昨日のFOMCでは、事前にFRBが5年後に公表するはずの内部文書が洩れ、利上げ見通しが大きく後退していました。実際には何の言質も与えませんでしたが、株式市場は利上げ先送りを、為替市場では早期利上げを織りこむ、といったチグハグな動きが目立ちます。どちらかは確実に間違えているので、いずれ修正もかかりますが、それはどちらの方向性であっても、日本の株式には重しです。一方で、米1-3月期GDPが上方改定され、年率2%近い成長を維持できる見込みとなった。これで、利上げを先送りする理由が消失し、昨晩の米株は上値を押さえられています。
最近、株式市場の懸念として語られているのが、企業の業績見通しの楽観です。これまで企業は保守的な見通しを公表し、後に上方修正する形をとってきました。しかし今年、日本企業の見通しは強気、8%半ばの増益見通しを掲げます。市場では9%から10%を越える予想まであり、さらに強気ですが、企業の見通しとそれほど差異がない、ということは極めて珍しくなります。
そんな中、不安な材料が出てきました。6月家計調査で、実質の消費支出が2.0%減。これは勤労者世帯の収入が、実質で2.8%増となる中ですから、余計に深刻です。しかしその理由は収入の内訳にあり、世帯主の収入が実質で0.1%減、それを臨時収入・賞与の1.1%増がカバーした形で、さらに配偶者、その他の世帯員がそれぞれ実質で12.3%増、13.0%増と大きく伸びたことで、収入が改善した形です。つまり世帯全体が働くようになり、何とか家計を助けていることで、家族で出かける機会も少なくなり、また世帯主の収入が減るという危機感から、極めて家計が防衛的になっている。そんな傾向が、この一連の行動からも読み解けるのです。

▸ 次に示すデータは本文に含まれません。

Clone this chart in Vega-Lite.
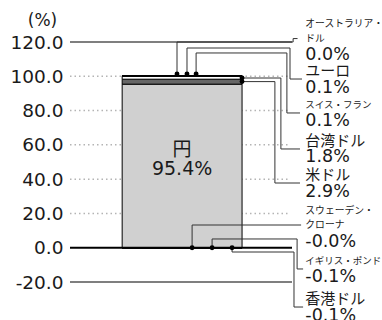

今年、企業が強気の業績見通しをだしたのも、政府からの要請。海外M&Aをすすめるのも、円売り要因を増やしたい政府の要請、そんな陰口も叩かれます。実際、米国景気が堅調、中国景気の減速は織りこんでいても、そこまでひどくない、が今年の前提です。それが崩れたら? 事実、上海市場の暴落など、前提が崩れつつあり、ファナックや東エレなどの業績下方修正のようにスマホ需要だけ特殊要因、とする些かムリのある説明も増えてきました。そんな奇妙な話でさえも、政府による要請で喧伝されている、といった噂すら立つほどです。
ある想定で、企業が今年8%の増益なら19000円台前半、10%近い増益なら21000円、という話も出てきています。つまり市場は、すでにかなり楽観的なシナリオの水準に、現状でも来ている。市場でさえ強気すぎる、というのが懸念として浮上しつつあるのです。すべてが金余りの結果ですが、米GDPも推計手法を見直し、これまでの数字が低すぎるとして、数字を高めに改定する動きが出てきています。俄かにこうした動きが活発化するのは、数字をいじって楽観ムードを維持したい、という人間の欲望に絡むものなら、バブルではなく今の市場にはデビルが潜んでいるのかもしれませんね。